The idea of identifying a source country by client-side time zone and restricting access accordingly is not new. There are already similar practices being used by others, as shown below.
Code commentary
The function "getCountry" in code introduced above generates 2 dictionaries as
Function | Record sample |
---|---|
countries | JP: "Japan", |
timezones | Japan: {a: "Asia/Tokyo", r: 1 }, |
Typically, the following code outputs string as "Asia/Tokyo"
Intl.DateTimeFormat().resolvedOptions().timeZone
The source country can be estimated by cross-referencing the client-side time zone with 2 dictionaries. While the time zone set on a PC or smartphone doesn't always match the user's actual location, this post treats such casees as exceptions.
Code to redirect access from certain countries
Let's consider code that redirects to a predetermined destination, depending on the country estimated from the client-side time zone.
For example, if the access is from Japan (time zone: Japan), the code redirects to NHK News in Japan, but for access from other countries, it redirects to NHK WORLD.
const REDIRECT_DESTINATION_JP = "https://www3.nhk.or.jp/news/" const REDIRECT_DESTINATION_OTHER = "https://www3.nhk.or.jp/nhkworld/" const TARGET_COUNTRIES = ["Japan"] let userCountry = getCountry(); if (TARGET_COUNTRIES.includes(userCountry)){ window.location.replace(REDIRECT_DESTINATION_JP); } else{ window.location.replace(REDIRECT_DESTINATION_OTHER); }
This code can be adapted to redirect bot-like access by handling "TARGET_COUNTRIES" as a blacklist.
const REDIRECT_DESTINATION = "https://chinadigitaltimes.net/space/CDS%E4%B8%93%E9%A1%B5%EF%BC%9A%E6%95%8F%E6%84%9F%E8%AF%8D%E5%BA%93" const PROHIBITED_COUNTRIES = ["China", "Singapore"] let userCountry = getCountry(); if (PROHIBITED_COUNTRIES.includes(userCountry)){ window.location.replace(REDIRECT_DESTINATION); } else{ //window.location.replace(REDIRECT_DESTINATION_OTHER); }
Off topic
script tag
When a script is loaded as a linked file via a script tag rather than embedded code in an HTML file, take care of attribute specification.

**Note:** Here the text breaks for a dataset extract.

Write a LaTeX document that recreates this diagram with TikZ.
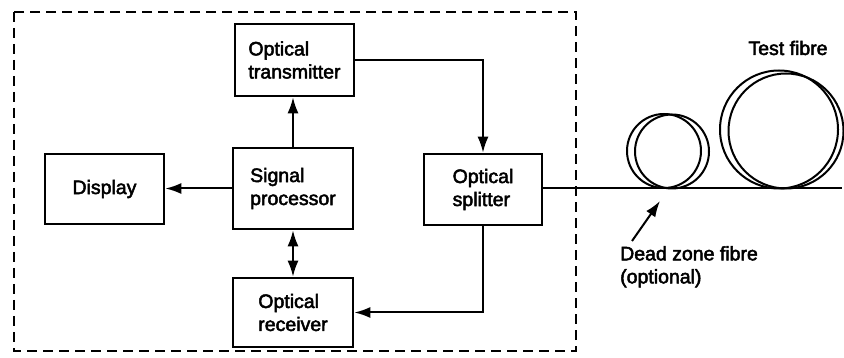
\documentclass[tikz,border=0pt]{standalone}
\usepackage{fontspec}
\setmainfont{Liberation Sans}
\newfontfamily\labfont[BoldFont=Liberation Sans,BoldFeatures={FakeBold=2.5}]{Liberation Sans}
\usetikzlibrary{arrows.meta}
\begin{document}
\begin{tikzpicture}[x=1pt,y=-1pt,
  blk/.style={draw,line width=2.6pt,minimum width=#1,inner sep=0pt,align=left,
    font=\labfont\bfseries\fontsize{19.5}{23}\selectfont},
  conn/.style={line width=2pt},
  tip/.style={-{Latex[length=16pt,width=11pt]}},
  lbl/.style={font=\labfont\bfseries\fontsize{19.5}{23}\selectfont,inner sep=0pt,align=left},
  fibre/.style={line width=2pt},
  enclosure/.style={line width=2.8pt,dash pattern=on 10pt off 6pt}]
\useasboundingbox (0,0) rectangle (844,358);
\fill[white] (0,0) rectangle (844,358);
% enclosure
\draw[enclosure] (14,12) rectangle (576,351);
% blocks
\node[blk=119pt,minimum height=72pt] (tx) at (294.5,60) {Optical\\transmitter};
\node[blk=120pt,minimum height=81pt] (pr) at (293,188.5) {Signal\\processor};
\node[blk=119pt,minimum height=70pt] (di) at (104.5,189) {Display};
\node[blk=120pt,minimum height=69pt] (rx) at (293,312.5) {Optical\\receiver};
\node[blk=118pt,minimum height=71pt] (sp) at (483,189.5) {Optical\\splitter};
% connectors
\draw[conn,tip] (tx.east) -| (sp.north);
\draw[conn,tip] (pr.north) -- (pr.north |- tx.south);
\draw[conn,tip] (pr.west) -- (pr.west -| di.east);
\draw[conn,{Latex[length=16pt,width=11pt]}-{Latex[length=16pt,width=11pt]}] (pr.south) -- (pr.south |- rx.north);
\draw[conn,tip] (sp.south) |- (rx.east);
% fibre
\coordinate (fend) at (842,188.5);
\draw[fibre] (sp.east |- fend) -- (fend);
% dead zone coil
\draw[fibre] (664,151) circle[radius=37];
\draw[fibre] (672,151.5) circle[radius=37];
% test fibre coil
\draw[fibre] (779,129.5) circle[radius=59];
\draw[fibre] (786,131) circle[radius=57.5];
% labels
\node[lbl] (tf) at (788,48) {Test fibre};
\node[lbl,anchor=north west] (dz) at (620,246) {Dead zone fibre\\(optional)};
\coordinate (dzt) at (660,201);
\draw[conn,tip] (632,241) -- (dzt);
\end{tikzpicture}
\end{document}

async | HTML and JS files are parsed simultaneously JavaScript is executed once the JS file has been parsed. |
defer | JavaSCript is executed after HTML file has been parsed. |
redirect
There are 2 ways to specify destination of redirect. "window.location.replace" is better because it guides users through a junction page before redirecting them to the final destination.
window.location.replace("http://www.w3schools.com");
- The URL is replaced with the redirect destination.
- The current URL is not recorded in history.
- Browser history navigation doesn't work.
window.location.href = "http://www.w3schools.com";
- Let users jump to the redirect destination.
- The current URL is recorded in history.
- Browser history navigation works.